Agenda 21 / 2030
Foreshadows Convention of States, by Ileana Johnson,
5/26/17, American Policy Center
The recently installed
speed tables around the mall are too high, the asphalt around is crumbling, and
deep pools of rain water are gathering around them as there is no proper
drainage. These were totally unnecessary; on any given day traffic is backed up
and very slow, nobody is speeding. They were installed to make it more
difficult for people to use their cars to go shopping; the regional planners
want residents to use the new Metro line and the bus lines already in
existence. They want to “nudge” Americans out of their cars.
The entire area is now
extremely congested thanks to the many high-rise, mixed-use apartments
overbuilt to suffocating capacity. The construction of the Metro line
eliminated more driving roads and businesses.
The EZPass lanes from
the Beltway were reallocated without much input from the American taxpayers and
given to investors who now scalp drivers during rush hour by as much as $30 per
8-mile commute one way. Because the average commuter cannot afford such
confiscatory rates, now the interstate is even more congested. Before EZPass,
when the lanes were HOV, anybody could use the lanes for free during non-rush
hours and during rush hour if they had 2-3 occupants per car.
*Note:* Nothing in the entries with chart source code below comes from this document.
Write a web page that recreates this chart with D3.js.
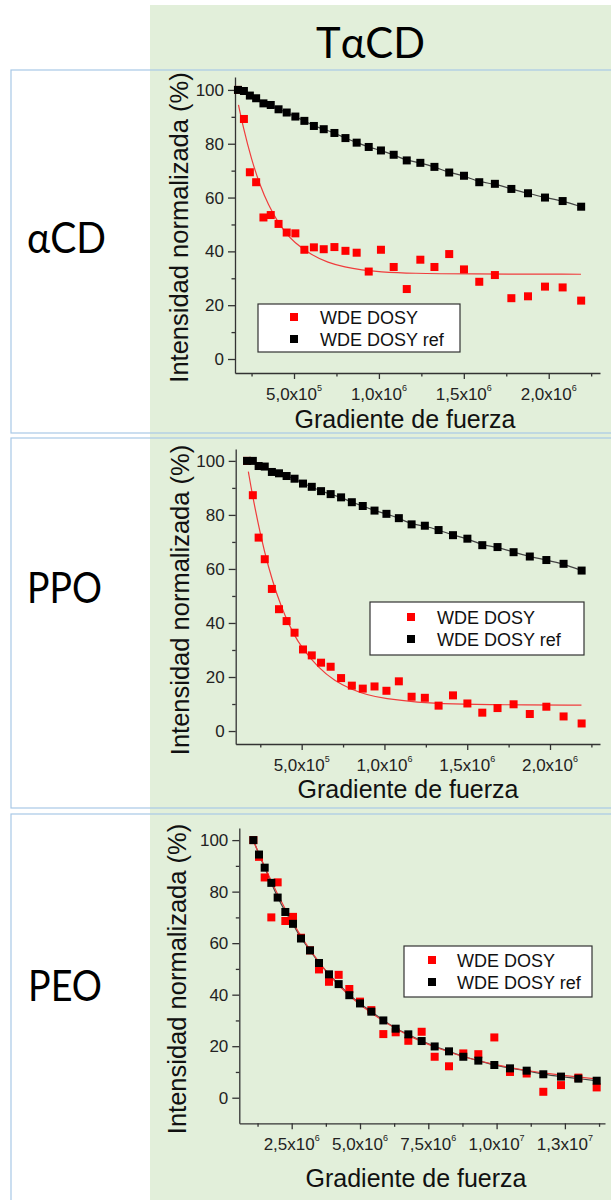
<!DOCTYPE html>
<html><head><meta charset="utf-8">
<script src="https://cdn.jsdelivr.net/npm/d3@7"></script>
<style>body{margin:0;background:#fff}svg{display:block}</style>
</head><body>
<script>
// ---------------- DATA ----------------
const panelTitle = "TαCD";
const rowLabels = ["αCD", "PPO", "PEO"];
const seriesNames = ["WDE DOSY", "WDE DOSY ref"];
const yTitle = "Intensidad normalizada (%)";
const xTitle = "Gradiente de fuerza";

// gradient values (shared by αCD and PPO)
const gradA = [1.70e5,2.05e5,2.40e5,2.77e5,3.20e5,3.63e5,4.09e5,4.57e5,5.08e5,5.61e5,6.17e5,6.75e5,7.38e5,8.03e5,8.69e5,9.40e5,1.012e6,1.087e6,1.164e6,1.244e6,1.327e6,1.414e6,1.501e6,1.591e6,1.683e6,1.780e6,1.878e6,1.978e6,2.082e6,2.191e6];
// αCD
const alphaRef = [100,99.6,97.9,96.9,95.0,94.4,92.8,91.6,90.1,88.5,86.6,85.4,84.0,82.1,80.4,78.8,77.5,75.9,73.8,72.9,71.4,69.3,68.1,65.7,65.1,63.2,61.6,60.0,58.7,56.6];
const alphaWde = [100,89.2,69.4,65.7,52.6,53.5,50.2,47.0,46.7,40.6,41.5,40.8,41.6,40.2,39.5,32.5,40.6,34.2,26.0,36.9,34.2,39.0,33.3,28.7,31.2,22.6,23.3,26.9,26.6,21.7];
const alphaFitX = [1.73e5,2.0e5,2.5e5,3.0e5,3.5e5,4.0e5,4.5e5,5.0e5,6.0e5,7.0e5,8.0e5,9.0e5,1.0e6,1.2e6,1.5e6,2.19e6];
const alphaFitY = [94.4,86.3,74.0,64.5,57.1,51.4,46.9,43.4,38.7,35.8,34.1,33.1,32.4,31.8,31.6,31.5];
// PPO
const ppoRef = [100,100,98.1,97.9,95.9,95.4,94.4,93.4,91.6,90.4,88.8,87.7,86.5,84.7,83.3,81.6,80.4,78.8,76.5,76.0,74.4,72.5,71.2,68.8,68.1,66.2,64.6,63.3,61.9,59.4];
const ppoWde = [100,87.3,71.6,63.6,52.6,45.1,40.7,36.4,30.2,28.0,25.3,23.8,19.6,16.8,15.7,16.5,14.9,18.4,12.7,12.3,9.4,13.2,10.2,6.8,8.5,9.9,6.3,9.0,5.4,2.8];
const ppoFitX = [1.78e5,2.0e5,2.5e5,3.0e5,3.5e5,4.0e5,4.5e5,5.0e5,6.0e5,7.0e5,8.0e5,9.0e5,1.0e6,1.2e6,1.4e6,1.7e6,2.19e6];
const ppoFitY = [96.0,88.1,72.8,60.4,50.5,42.5,36.0,30.9,23.4,18.5,15.4,13.3,12.0,10.6,10.0,9.7,9.6];
// PEO
const gradP = [1.096e6,1.303e6,1.511e6,1.754e6,1.986e6,2.267e6,2.548e6,2.840e6,3.170e6,3.499e6,3.865e6,4.219e6,4.609e6,5.000e6,5.415e6,5.854e6,6.306e6,6.769e6,7.257e6,7.733e6,8.258e6,8.782e6,9.331e6,9.917e6,1.0490e7,1.1101e7,1.1710e7,1.2357e7,1.2992e7,1.3663e7];
const peoRef = [100,94.4,89.3,83.4,77.7,72.1,67.5,61.8,57.2,52.3,47.9,44.1,39.8,36.6,33.4,30.0,26.8,24.6,22.0,19.9,18.0,15.9,14.4,12.7,11.4,10.5,9.1,8.2,7.4,6.6];
const peoWde = [100,93.5,85.5,70.0,83.6,68.6,70.2,62.1,57.2,49.8,45.0,47.7,42.2,37.3,34.0,24.7,25.4,22.1,25.6,15.9,12.2,17.2,16.9,23.4,10.0,9.4,2.3,4.9,7.8,4.0];
const peoFitX = [1.10e6,1.5e6,2.0e6,2.5e6,3.0e6,3.5e6,4.0e6,4.5e6,5.0e6,6.0e6,7.0e6,8.0e6,9.0e6,1.0e7,1.1e7,1.2e7,1.3e7,1.366e7];
const peoFitY = [99.6,89.8,78.5,68.5,60.0,52.5,46.0,40.6,36.0,28.5,22.8,18.6,15.2,12.6,10.7,9.2,8.0,7.3];

// ticks
const yMajor = [0,20,40,60,80,100];
const yMinor = [10,30,50,70,90];
const xMajorA = [5e5,1e6,1.5e6,2e6];
const xMantA = ["5,0","1,0","1,5","2,0"];
const xExpA = ["5","6","6","6"];
const xMinorA = [2.5e5,7.5e5,1.25e6,1.75e6,2.25e6];
const xMajorP = [2.5e6,5e6,7.5e6,1e7,1.25e7];
const xMantP = ["2,5","5,0","7,5","1,0","1,3"];
const xExpP = ["6","6","6","7","7"];
const xMinorP = [1.25e6,3.75e6,6.25e6,8.75e6,1.125e7,1.375e7];

// ---------------- LAYOUT ----------------
const panels = [
  {label:rowLabels[0], lx:27, lby:253, lw:79, box:[70,433],
   x:gradA, ref:alphaRef, wde:alphaWde, fx:alphaFitX, fy:alphaFitY,
   xMaj:xMajorA, mant:xMantA, exp:xExpA, xMin:xMinorA,
   L:235, R:600, T:77, B:373, xd:[1.525e5,2.302e6], yd:[-5.2,104.8],
   yt:[188,227.5], xt:[405,428], tlb:400, leg:[258,304,202,48,294,317,339,320]},
  {label:rowLabels[1], lx:27, lby:603, lw:75, box:[438,808],
   x:gradA, ref:ppoRef, wde:ppoWde, fx:ppoFitX, fy:ppoFitY,
   xMaj:xMajorA, mant:xMantA, exp:xExpA, xMin:xMinorA,
   L:235.7, R:600, T:449, B:744, xd:[1.015e5,2.302e6], yd:[-4.8,104.4],
   yt:[189,600], xt:[408,798], tlb:771, leg:[370,602,214,53,411,617,639,437]},
  {label:rowLabels[2], lx:28, lby:1001, lw:74, box:[814,1215],
   x:gradP, ref:peoRef, wde:peoWde, fx:peoFitX, fy:peoFitY,
   xMaj:xMajorP, mant:xMantP, exp:xExpP, xMin:xMinorP,
   L:239.3, R:605, T:828, B:1123.3, xd:[5.82e5,1.3968e7], yd:[-9.93,104.7],
   yt:[186,979], xt:[416,1186.7], tlb:1150, leg:[404,946,188,51,432,960,982,457]}
];

const svg = d3.select("body").append("svg").attr("width",611).attr("height",1200);
svg.append("rect").attr("x",0).attr("y",0).attr("width",611).attr("height",1200).attr("fill","#fff");
svg.append("rect").attr("x",150).attr("y",5).attr("width",470).attr("height",1200).attr("fill","#e2efda");

const calib = "Lato, 'Open Sans', sans-serif";
const arial = "'Liberation Sans', Arial, sans-serif";

svg.append("text").attr("x",316).attr("y",58).attr("font-family",calib).attr("font-size",43)
  .attr("textLength",109).attr("lengthAdjust","spacingAndGlyphs").attr("fill","#000").text(panelTitle);

panels.forEach(p => {
  svg.append("rect").attr("x",11).attr("y",p.box[0]).attr("width",640).attr("height",p.box[1]-p.box[0])
    .attr("fill","none").attr("stroke","#a8c8e6").attr("stroke-width",1.2);
  svg.append("text").attr("x",p.lx).attr("y",p.lby).attr("font-family",calib).attr("font-size",42)
    .attr("textLength",p.lw).attr("lengthAdjust","spacingAndGlyphs").attr("fill","#000").text(p.label);

  const x = d3.scaleLinear().domain(p.xd).range([p.L,p.R]);
  const y = d3.scaleLinear().domain(p.yd).range([p.B,p.T]);
  const g = svg.append("g");

  // axes
  const ax = g.append("g").attr("transform",`translate(0,${p.B})`)
    .call(d3.axisBottom(x).tickValues(p.xMaj).tickSize(6).tickSizeOuter(0).tickFormat(""));
  const axm = g.append("g").attr("transform",`translate(0,${p.B})`)
    .call(d3.axisBottom(x).tickValues(p.xMin).tickSize(3.5).tickSizeOuter(0).tickFormat(""));
  axm.select(".domain").remove();
  const ay = g.append("g").attr("transform",`translate(${p.L},0)`)
    .call(d3.axisLeft(y).tickValues(yMajor).tickSize(7).tickPadding(4).tickSizeOuter(0).tickFormat(d3.format("d")));
  const aym = g.append("g").attr("transform",`translate(${p.L},0)`)
    .call(d3.axisLeft(y).tickValues(yMinor).tickSize(3.5).tickSizeOuter(0).tickFormat(""));
  aym.select(".domain").remove();
  [ax,axm,ay,aym].forEach(a => {
    a.selectAll("path,line").attr("stroke","#333").attr("stroke-width",1.3);
  });
  ay.selectAll("text").attr("font-family",arial).attr("font-size",17).attr("fill","#222");

  // x tick labels with superscript exponent
  p.xMaj.forEach((v,i) => {
    const t = g.append("text").attr("x",x(v)).attr("y",p.tlb).attr("text-anchor","middle")
      .attr("font-family",arial).attr("font-size",17).attr("fill","#222");
    t.append("tspan").text(p.mant[i] + "x10");
    t.append("tspan").attr("font-size",9).attr("dy",-9).text(p.exp[i]);
  });

  // axis titles
  g.append("text").attr("transform",`translate(${p.yt[0]},${p.yt[1]}) rotate(-90)`).attr("text-anchor","middle")
    .attr("font-family",arial).attr("font-size",25.5).attr("fill","#111").text(yTitle);
  g.append("text").attr("x",p.xt[0]).attr("y",p.xt[1]).attr("text-anchor","middle")
    .attr("font-family",arial).attr("font-size",25).attr("fill","#111").text(xTitle);

  // fit lines
  const fit = p.fx.map((v,i)=>[v,p.fy[i]]);
  const refPts = p.x.map((v,i)=>[v,p.ref[i]]);
  const line = d3.line().x(d=>x(d[0])).y(d=>y(d[1])).curve(d3.curveBasis);
  g.append("path").attr("d",line(refPts)).attr("fill","none").attr("stroke","#444").attr("stroke-width",1.2);
  g.append("path").attr("d",line(fit)).attr("fill","none").attr("stroke","#f03c3c").attr("stroke-width",1.2);

  const s = 8;
  g.append("g").selectAll("rect").data(p.x.map((v,i)=>[v,p.wde[i]])).join("rect")
    .attr("x",d=>x(d[0])-s/2).attr("y",d=>y(d[1])-s/2).attr("width",s).attr("height",s).attr("fill","#ff0000");
  g.append("g").selectAll("rect").data(refPts).join("rect")
    .attr("x",d=>x(d[0])-s/2).attr("y",d=>y(d[1])-s/2).attr("width",s).attr("height",s).attr("fill","#000");

  // legend
  const [lx,ly,lw,lh,sx,r1,r2,tx] = p.leg;
  g.append("rect").attr("x",lx).attr("y",ly).attr("width",lw).attr("height",lh)
    .attr("fill","#fff").attr("stroke","#333").attr("stroke-width",1.2);
  [[r1,"#ff0000",seriesNames[0]],[r2,"#000",seriesNames[1]]].forEach(([ry,c,name]) => {
    g.append("rect").attr("x",sx-s/2).attr("y",ry-s/2).attr("width",s).attr("height",s).attr("fill",c);
    g.append("text").attr("x",tx).attr("y",ry+6.5).attr("font-family",arial).attr("font-size",18)
      .attr("fill","#111").text(name);
  });
});
</script>
</body></html>
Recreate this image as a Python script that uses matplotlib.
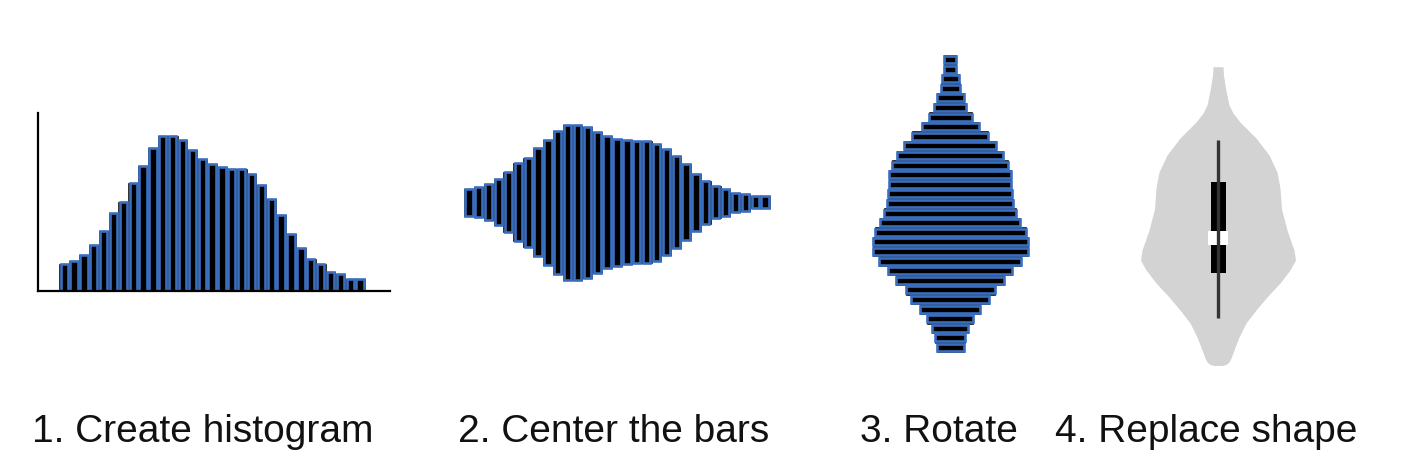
import matplotlib
matplotlib.use("Agg")
import matplotlib.pyplot as plt
import numpy as np

# histogram counts (bin 1 .. bin 31)
counts = [27, 30, 36, 46, 60, 78, 89, 108, 125, 143, 155, 155, 151, 141, 132, 127,
          124, 122, 122, 117, 106, 92, 76, 57, 43, 32, 27, 19, 17, 12, 12]

# violin outline: level (from bottom) and half width
violin_level = [313.3, 305, 292, 275, 267, 258, 250, 242, 225, 208, 192, 171, 150,
                130, 120, 110, 97, 83, 70, 57, 43, 30, 22, 18, 15.5, 14.5]
violin_half = [5, 5.5, 7.5, 11, 15, 22, 30, 38, 51, 59, 62, 63.5, 69,
               76, 77.5, 72, 62, 49, 38, 28, 21, 16, 13, 11, 8, 4]

# box plot stats on the same scale
whisker_lo, q1, median, q3, whisker_hi = 62, 107, 142, 198, 240

labels = ["1. Create histogram", "2. Center the bars", "3. Rotate", "4. Replace shape"]
label_x = [203, 614, 939, 1206]

W, H = 1411, 472
blue = "#3a6ebe"

fig = plt.figure(figsize=(W / 100, H / 100), dpi=100)


def px_axes(l, t, r, b):
    return fig.add_axes([l / W, 1 - b / H, (r - l) / W, (b - t) / H])


def clean(ax):
    ax.set_xticks([])
    ax.set_yticks([])
    for s in ax.spines.values():
        s.set_visible(False)
    ax.patch.set_alpha(0)


x = np.arange(len(counts))
h = np.array(counts)

# 1. histogram
ax1 = px_axes(38, 113, 390, 291)
ax1.bar(x, h, width=1, align="edge", color="#111111", edgecolor="#111111", lw=0.5)
ax1.bar(x + 0.5, h, width=0.74, color="black", edgecolor=blue, lw=1.9)
ax1.set_xlim(-2.16, 33.54)
ax1.set_ylim(0, 178)
ax1.set_xticks([])
ax1.set_yticks([])
ax1.spines["top"].set_visible(False)
ax1.spines["right"].set_visible(False)
ax1.spines["left"].set_linewidth(1.6)
ax1.spines["bottom"].set_linewidth(1.6)
ax1.patch.set_alpha(0)

# 2. centered bars
ax2 = px_axes(450, 40, 790, 370)
ax2.bar(x, h, bottom=-h / 2, width=1, align="edge", color="#111111", edgecolor="#111111", lw=0.5)
ax2.bar(x + 0.5, h, bottom=-h / 2, width=0.74, color="black", edgecolor=blue, lw=1.9)
ax2.set_xlim(-1.42, 33.03)
ax2.set_ylim(-168, 162)
clean(ax2)

# 3. rotated
ax3 = px_axes(850, 40, 1050, 380)
ax3.barh(x, h, left=-h / 2, height=1, align="edge", color="#111111", edgecolor="#111111", lw=0.5)
ax3.barh(x + 0.5, h, left=-h / 2, height=0.74, color="black", edgecolor=blue, lw=1.9)
ax3.set_xlim(-100, 100)
ax3.set_ylim(-2.885, 32.53)
clean(ax3)

# 4. violin
ax4 = px_axes(1118, 40, 1318, 380)
vl = np.array(violin_level)
vh = np.array(violin_half)
ax4.fill_betweenx(vl, -vh, vh, color="#d3d3d3", lw=0)
ax4.vlines(0, whisker_lo, whisker_hi, color="#333333", lw=2.4)
ax4.bar(0, q3 - q1, bottom=q1, width=15, color="black")
ax4.bar(0, 14, bottom=median - 7, width=20, color="white")
ax4.set_xlim(-100, 100)
ax4.set_ylim(0, 340)
clean(ax4)

for lab, lx in zip(labels, label_x):
    fig.text(lx / W, 1 - 442 / H, lab, ha="center", va="baseline",
             fontsize=28, family="Liberation Sans", color="#111111")

fig.savefig("out.png", dpi=100)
It seemed very
equitable; these roads were built with taxpayer’s money. The investing group
claimed that they had spent a few billions in improvements.
Bicycle paths are being
built everywhere, downtowns are closed to traffic completely, streets are
narrowed to make driving more inconvenient, parking lots are eliminated,
parking garages charge exorbitant fees, and high-rises are built without any
parking spaces, all in an effort to discourage Americans to own a car and
eventually to force them into public transportation.
New York boasts 400
miles of bike paths; they have transformed Times Square into a pedestrian zone,
“equity of space” as planners said, where everyone can relax and spend quality
time with each other rather than alone in cars, driving all the time. What if
one needs to rush somewhere?
Millennials are first in
line to advocate for bike paths, but I don’t see any of them biking to work on
the dangerous Beltway to and from D.C.; they are usually alone in their
Beamers.
I am familiar with the
proletariat masses having no cars during my years of living under a communist
regime. We stayed close to home, within a 40-mile radius by bus or train, or as
far as we could bike, or our feet could carry us. But the ruling elite had
chauffeurs, elegant cars, and planes at their disposal.